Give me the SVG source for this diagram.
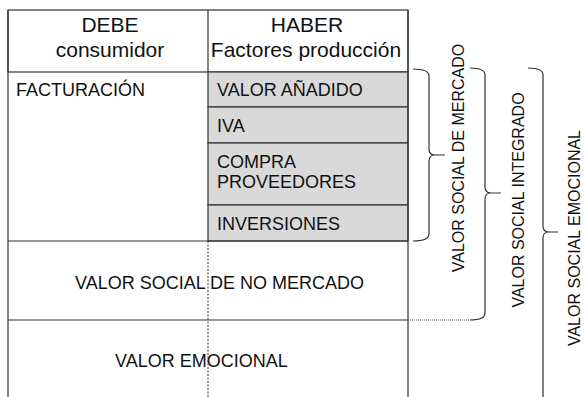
<svg xmlns="http://www.w3.org/2000/svg" width="585" height="397" viewBox="0 0 585 397">
<style>
text{font-family:"Liberation Sans",Arial,Helvetica,sans-serif;fill:#111}
.h{font-size:21px;text-anchor:middle}
.b{font-size:18px}
.v{font-size:16px;text-anchor:middle}
.ln{stroke:#333;stroke-width:1.2;fill:none}
.dash{stroke:#333;stroke-width:1;stroke-dasharray:2 1.5;fill:none}
.dot{stroke:#555;stroke-width:1.2;stroke-dasharray:1 1;fill:none}
.cell{fill:#d9d9d9;stroke:#333;stroke-width:1.2}
</style>
<rect width="585" height="397" fill="#fff"/>
<g id="header">
<rect x="8" y="10" width="400" height="62" fill="#fff" stroke="#333" stroke-width="1.2"/>
<line class="ln" x1="208" y1="10" x2="208" y2="72"/>
<text class="h" x="110" y="32">DEBE</text>
<text class="h" x="110" y="57">consumidor</text>
<text class="h" x="307" y="32">HABER</text>
<text class="h" x="306" y="57">Factores producción</text>
</g>
<g id="facturacion">
<text class="b" x="16" y="96">FACTURACIÓN</text>
</g>
<g id="valor-anadido">
<rect class="cell" x="208" y="72" width="200" height="35"/>
<text class="b" x="217" y="96">VALOR AÑADIDO</text>
</g>
<g id="iva">
<rect class="cell" x="208" y="107" width="200" height="36"/>
<text class="b" x="217" y="132">IVA</text>
</g>
<g id="compra">
<rect class="cell" x="208" y="143" width="200" height="62"/>
<text class="b" x="217" y="168">COMPRA</text>
<text class="b" x="217" y="188">PROVEEDORES</text>
</g>
<g id="inversiones">
<rect class="cell" x="208" y="205" width="200" height="36"/>
<text class="b" x="217" y="230">INVERSIONES</text>
</g>
<g id="no-mercado">
<text class="b" x="75" y="289">VALOR SOCIAL DE NO MERCADO</text>
</g>
<g id="emocional">
<text class="b" x="115" y="367">VALOR EMOCIONAL</text>
</g>
<g id="frame">
<line class="ln" x1="8" y1="10" x2="8" y2="397"/>
<line class="ln" x1="408" y1="10" x2="408" y2="397"/>
<line class="ln" x1="8" y1="241" x2="408" y2="241"/>
<line class="ln" x1="8" y1="320" x2="408" y2="320"/>
<line class="dash" x1="208" y1="241" x2="208" y2="397"/>
</g>
<g id="connectors">
<path class="ln" d="M413,69 Q429,69 429,76 V149 Q429,155 435,155 H445 M435,155 Q429,155 429,161 V234 Q429,241 413,241"/>
<path class="ln" d="M470,68 Q485,68 485,75 V187 Q485,193 491,193 H501 M491,193 Q485,193 485,199 V313 Q485,320 470,320"/>
<path class="dot" d="M408,320 H470"/>
<path class="ln" d="M528,68 Q543,68 543,75 V226 Q543,232 549,232 H558 M549,232 Q543,232 543,238 V397"/>
</g>
<g id="labels">
<text class="v" transform="translate(464,158) rotate(-90)">VALOR SOCIAL DE MERCADO</text>
<text class="v" transform="translate(524,200) rotate(-90)">VALOR SOCIAL INTEGRADO</text>
<text class="v" transform="translate(580,238) rotate(-90)">VALOR SOCIAL EMOCIONAL</text>
</g>
</svg>
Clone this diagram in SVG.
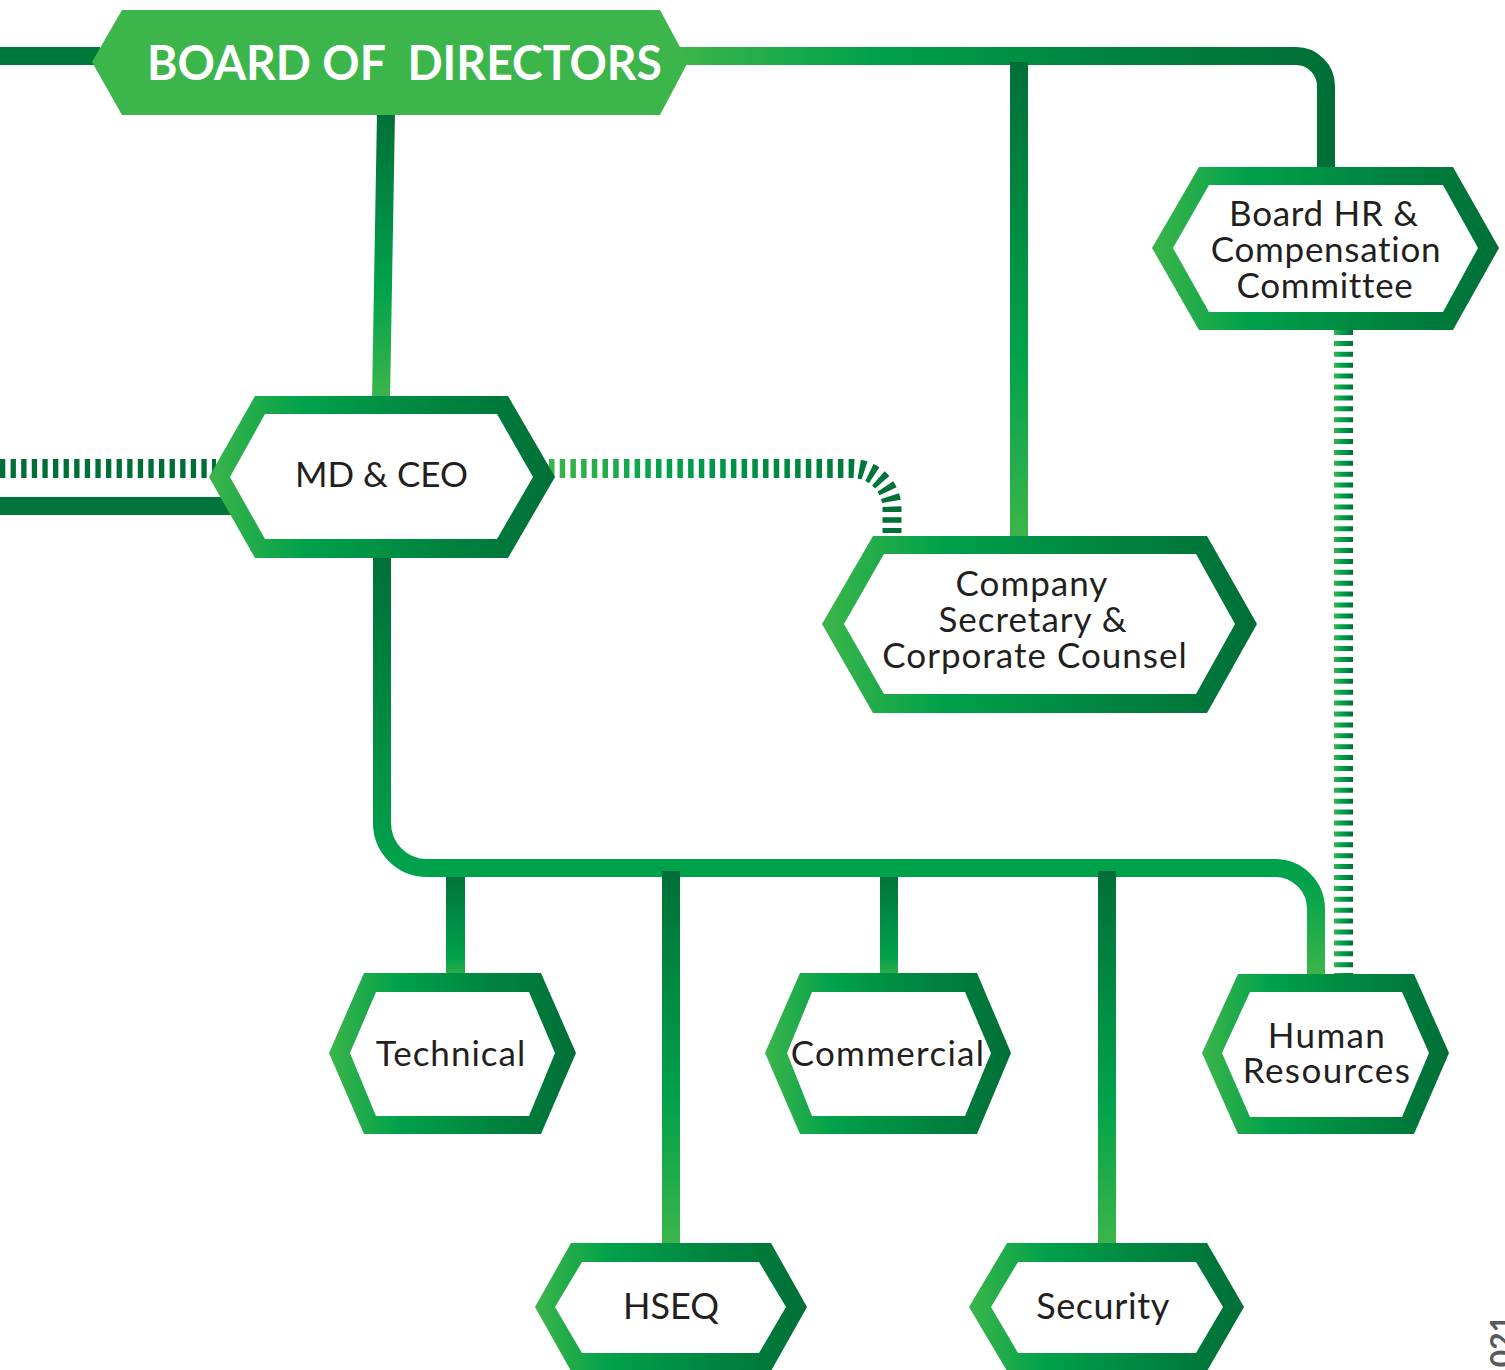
<svg xmlns="http://www.w3.org/2000/svg" width="1505" height="1370" viewBox="0 0 1505 1370">
<defs>
<linearGradient id="hexg" x1="0" y1="0" x2="1" y2="0">
<stop offset="0" stop-color="#3cb54a"/>
<stop offset="0.28" stop-color="#00a14b"/>
<stop offset="0.65" stop-color="#00853f"/>
<stop offset="1" stop-color="#006f37"/>
</linearGradient>
<linearGradient id="vdl" x1="0" y1="0" x2="0" y2="1">
<stop offset="0" stop-color="#006f37"/>
<stop offset="0.6" stop-color="#00a14b"/>
<stop offset="1" stop-color="#3cb54a"/>
</linearGradient>
<linearGradient id="vdg" x1="0" y1="0" x2="0" y2="1">
<stop offset="0" stop-color="#00743a"/>
<stop offset="0.8" stop-color="#00a14b"/>
<stop offset="1" stop-color="#2fb04a"/>
</linearGradient>
<linearGradient id="topline" gradientUnits="userSpaceOnUse" x1="680" y1="0" x2="1330" y2="0">
<stop offset="0" stop-color="#3cb54a"/>
<stop offset="0.3" stop-color="#00a14b"/>
<stop offset="0.65" stop-color="#00843e"/>
<stop offset="1" stop-color="#006f37"/>
</linearGradient>
<linearGradient id="bus" gradientUnits="userSpaceOnUse" x1="0" y1="555" x2="0" y2="975">
<stop offset="0" stop-color="#006f37"/>
<stop offset="0.72" stop-color="#00a14b"/>
<stop offset="0.77" stop-color="#00a14b"/>
<stop offset="1" stop-color="#3cb54a"/>
</linearGradient>
<linearGradient id="dashr" gradientUnits="userSpaceOnUse" x1="549" y1="0" x2="900" y2="0">
<stop offset="0" stop-color="#3cb54a"/>
<stop offset="0.35" stop-color="#00a14b"/>
<stop offset="1" stop-color="#006f37"/>
</linearGradient>
<linearGradient id="dashv" gradientUnits="userSpaceOnUse" x1="1334" y1="0" x2="1353" y2="0">
<stop offset="0" stop-color="#3cb54a"/>
<stop offset="0.4" stop-color="#00a14b"/>
<stop offset="1" stop-color="#006f37"/>
</linearGradient>
<style>
.ring{fill:url(#hexg)}
.inner{fill:#ffffff}
.lbl{font-family:Lato,"Liberation Sans",sans-serif;fill:#231f20;text-anchor:middle;font-size:35px;letter-spacing:1px}
.dash{fill:none;stroke-width:19}
</style>
</defs>

<g id="connectors">
<rect x="0" y="47" width="100" height="18" fill="#00793d"/>
<path d="M680 56 H1296 A30 30 0 0 1 1326 86 V172" fill="none" stroke="url(#topline)" stroke-width="18"/>
<rect x="1010" y="62" width="18" height="478" fill="url(#vdl)"/>
<polygon points="377,112 395,112 390,400 372,400" fill="url(#vdl)"/>
<rect x="0" y="497" width="232" height="18" fill="#00743a"/>
<line x1="0" y1="468.5" x2="216" y2="468.5" class="dash" stroke="#006f37" stroke-dasharray="5.3 5.3"/>
<path d="M549 468.5 H852 A40 40 0 0 1 892 508.5 V533" class="dash" stroke="url(#dashr)" stroke-dasharray="5.5 5.2"/>
<line x1="1343.5" y1="330" x2="1343.5" y2="980" class="dash" stroke="url(#dashv)" stroke-dasharray="5 5.9"/>
<path d="M382 555 V823 A45 45 0 0 0 427 868 H1275 A41 41 0 0 1 1316 909 V978" fill="none" stroke="url(#bus)" stroke-width="18"/>
<rect x="446" y="877" width="19" height="99" fill="url(#vdg)"/>
<rect x="880" y="877" width="18" height="99" fill="url(#vdg)"/>
<rect x="662" y="871" width="18" height="376" fill="url(#vdl)"/>
<rect x="1098" y="871" width="18" height="376" fill="url(#vdl)"/>
</g>

<g id="node-board">
<polygon points="92,62 122,10 660,10 688,62 660,115 122,115" fill="#3cb54a"/>
<text x="404.5" y="80" xml:space="preserve" font-family="Lato,'Liberation Sans',sans-serif" font-weight="bold" font-size="47" fill="#ffffff" text-anchor="middle" textLength="515" lengthAdjust="spacingAndGlyphs">BOARD OF  DIRECTORS</text>
</g>

<g id="node-mdceo">
<polygon class="ring" points="209,477 255,396 508,396 555,477 508,558 255,558"/>
<polygon class="inner" points="230,477 265,414 497,414 533,477 497,539 265,539"/>
<text class="lbl" x="381.5" y="487" style="letter-spacing:0">MD &amp; CEO</text>
</g>

<g id="node-hrcomm">
<polygon class="ring" points="1152,248 1199,167 1453,167 1499,248 1453,330 1199,330"/>
<polygon class="inner" points="1173,248 1209,185 1443,185 1478,248 1443,312 1209,312"/>
<text class="lbl" style="letter-spacing:0.7px"><tspan x="1324" y="226">Board HR &amp;</tspan><tspan x="1326" y="262">Compensation</tspan><tspan x="1325" y="298">Committee</tspan></text>
</g>

<g id="node-cosec">
<polygon class="ring" points="822,624 873,536 1207,536 1257,624 1207,713 873,713"/>
<polygon class="inner" points="844,624 884,554 1196,554 1235,624 1196,694 884,694"/>
<text class="lbl"><tspan x="1032" y="596">Company</tspan><tspan x="1033" y="632">Secretary &amp;</tspan><tspan x="1035" y="668">Corporate Counsel</tspan></text>
</g>

<g id="node-technical">
<polygon class="ring" points="329,1053 364,973 541,973 576,1053 541,1134 364,1134"/>
<polygon class="inner" points="350,1053 376,992 529,992 555,1053 529,1116 376,1116"/>
<text class="lbl" x="451" y="1066">Technical</text>
</g>

<g id="node-commercial">
<polygon class="ring" points="765,1053 800,973 977,973 1011,1053 977,1134 800,1134"/>
<polygon class="inner" points="787,1053 812,992 965,992 991,1053 965,1116 812,1116"/>
<text class="lbl" x="888" y="1066" style="letter-spacing:1.3px">Commercial</text>
</g>

<g id="node-hr">
<polygon class="ring" points="1202,1053 1238,974 1414,974 1449,1053 1414,1134 1238,1134"/>
<polygon class="inner" points="1222,1053 1250,992 1402,992 1429,1053 1402,1117 1250,1117"/>
<text class="lbl" style="letter-spacing:1.4px"><tspan x="1327" y="1048">Human</tspan><tspan x="1327" y="1083">Resources</tspan></text>
</g>

<g id="node-hseq">
<polygon class="ring" points="535,1307 571,1243 771,1243 807,1307 771,1371 571,1371"/>
<polygon class="inner" points="555,1307 582,1262 759,1262 786,1307 759,1353 582,1353"/>
<text class="lbl" x="671" y="1319" style="font-size:36px;letter-spacing:0">HSEQ</text>
</g>

<g id="node-security">
<polygon class="ring" points="969,1307 1007,1243 1207,1243 1244,1307 1207,1371 1007,1371"/>
<polygon class="inner" points="991,1307 1018,1262 1196,1262 1223,1307 1196,1353 1018,1353"/>
<text class="lbl" x="1103" y="1319" style="font-size:36px;letter-spacing:0.6px">Security</text>
</g>

<text transform="translate(1512,1315) rotate(-90)" font-family="Lato,'Liberation Sans',sans-serif" font-weight="bold" font-size="30" fill="#58595b" text-anchor="end">021</text>
</svg>
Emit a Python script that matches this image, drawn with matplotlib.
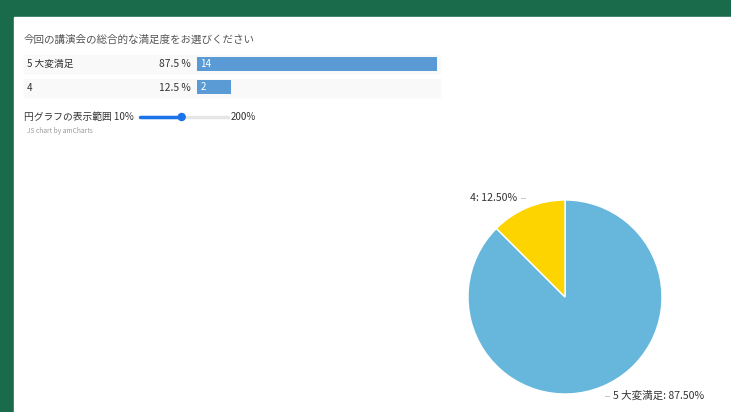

-----

**Short problem**
Lines containing the word "this" must all be returned from the material above.

**Final answer**
Give me the SVG source for this diagram.
Clone this diagram in SVG.
Emit a Python script that matches this image, drawn with matplotlib.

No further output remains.